To manage these emotions while controlling attrition, you'll often observe a specific someone in your team, someone as good but probably older, suddenly getting all the shiny projects — that's your manager working on their promo case for the next cycle so they can create space for your promo in the next to next cycle while maintaining the divide that makes the older talent feel good about themselves. To manage your expectations for a while, they'll pick the tinniest things you didn't do right in the year (which at another time would be easily overlooked) and lower your rating. Except, you, being ambitious with your timeline, triggered by the unfairness, decide to leave before your promo case is picked. I've seen different versions of this in my career so far. It's neither yours nor your manager's fault. They probably went through the same, couldn't reinvent, and ended up following the procedure they too hate. At their level, the team is more important than the individual. And you aren't wrong for looking after yourself either.


Hence, you'll observe that to manage these career optics, people often go from IC5 in a big company to IC6 or 7 in a smaller one (headcount-wise) with no reasonable bump in salary. Big fish in a small pond. Do I recommend that having done it once? Not for money. Everyone should work in smaller teams for reasons like velocity, less presentations, more shipping, more control, fewer bullshiters, etc. Not because "I got a promotion here that a bigger company denied me". That is my opinion. What you choose also depends on your need to be loved — there is no right approach.
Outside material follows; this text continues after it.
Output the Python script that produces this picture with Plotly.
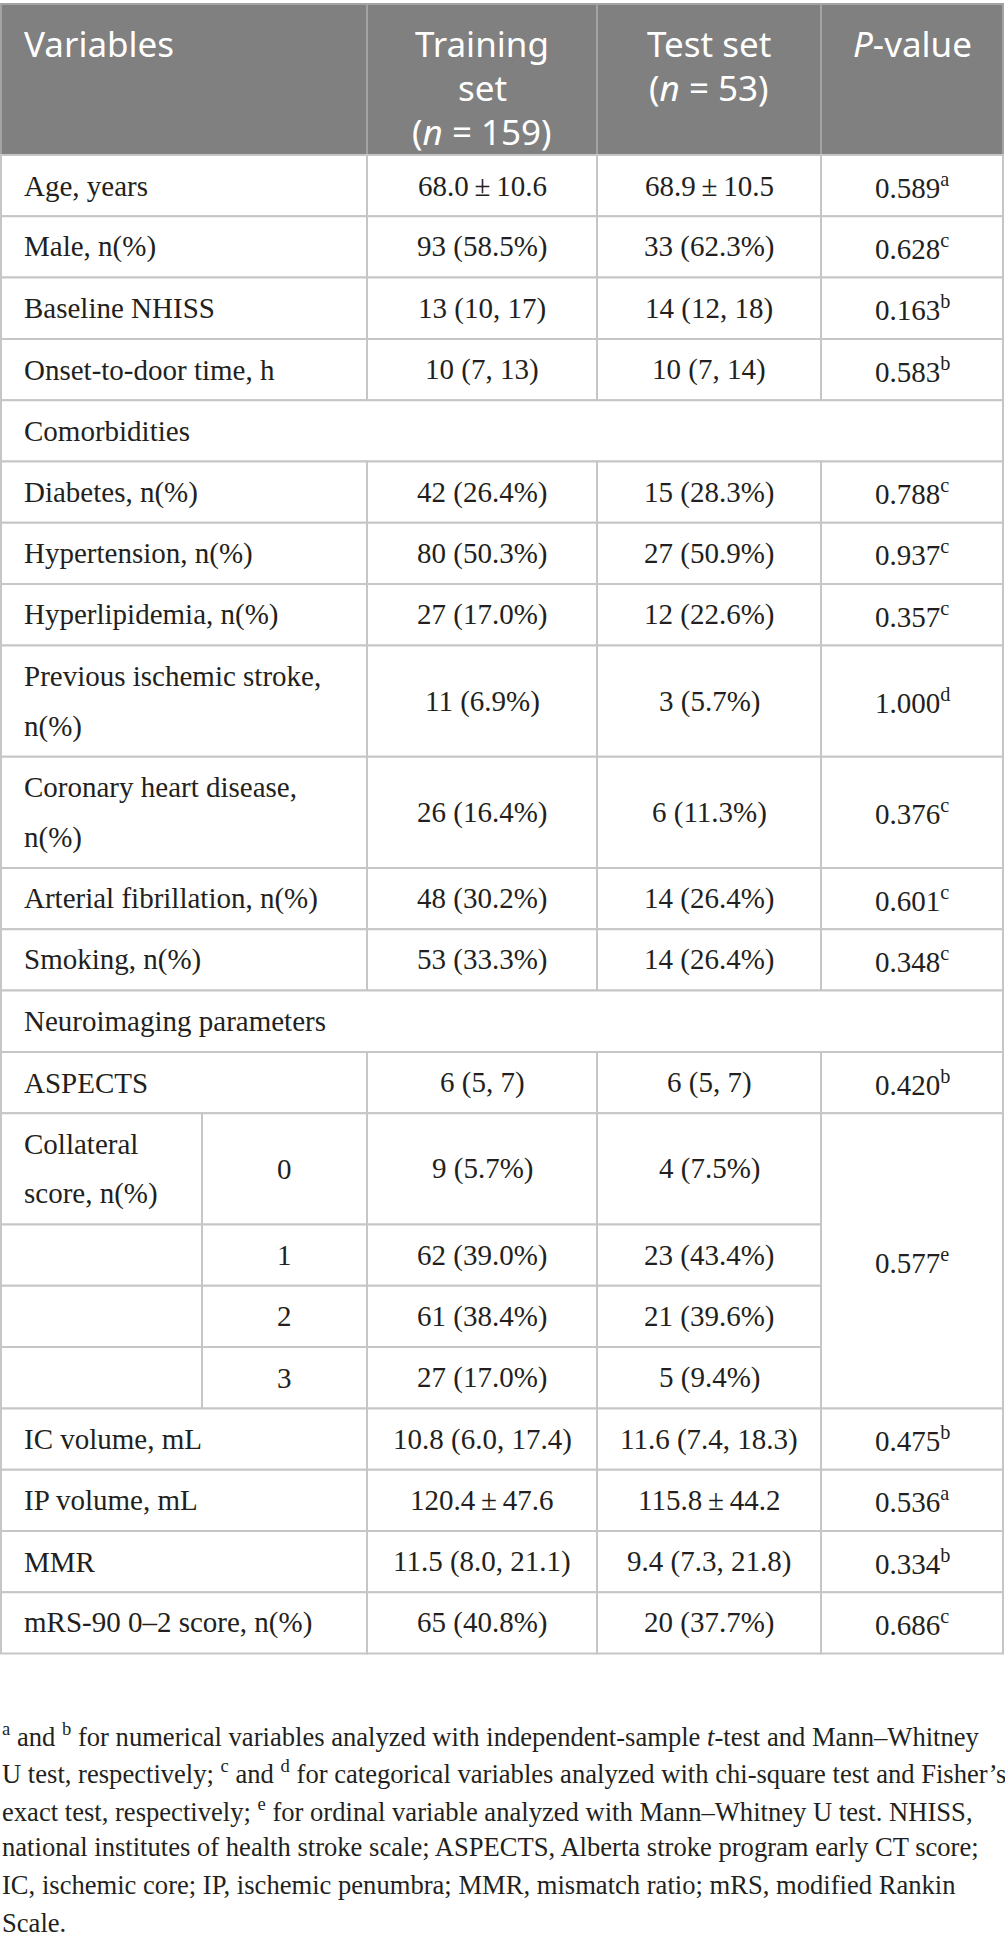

For those reasons, continuing with my line of thought, I'd suggest becoming the best in your team and focusing on the highest bidder if you are in the 23-28 age group. Money is more useful than appreciation. It's clean. Less politics. And it's a secret, so no difficult conversations for your manager with other teammates. However, HR can be your enemy if compa ratios are strongly enforced in your organization. In this case, you can look for a new employer that provides you with disparity. (Equality works by capping the ceiling for the better, driven, and persistent to create a leveled ground for the unserious. Why create a leveled ground for the unserious? You need both thinkers and those who can carry the bricks to build a castle.) Understand the game and what you can control, and play it on your terms.


So, to conclude, trying to move from IC4 to IC6-7 with around 5 years of experience is wanting the man/woman who doesn't want you back in big teams. You'll be urged to try harder, become the best version of yourself, have all the different skills, and that still won't change a thing because you are playing against time. If your team is small, under 12 people (or an org size under 500-1000), you can easily work 12 hours a day and bulldoze your way to a promo. But that might not pay well. The day I realized this, I lost all interest in these status games. They are unproductive. They make you play people and don't improve your core skillset. People I've seen walk this path became incompetent and later weaponized the same. I don't want that for myself. Which often makes me think employment is the wrong way and that I've looked at that for long enough now.


The system's rigged. There are a lot of things you are above and a lot of things that are above you. Endure. Grow. Then, set new rules. Enjoying the work you do while you figure this out makes it a lot easier in the end. After all, that's why you want power, right? To be able to do the things you want, your way.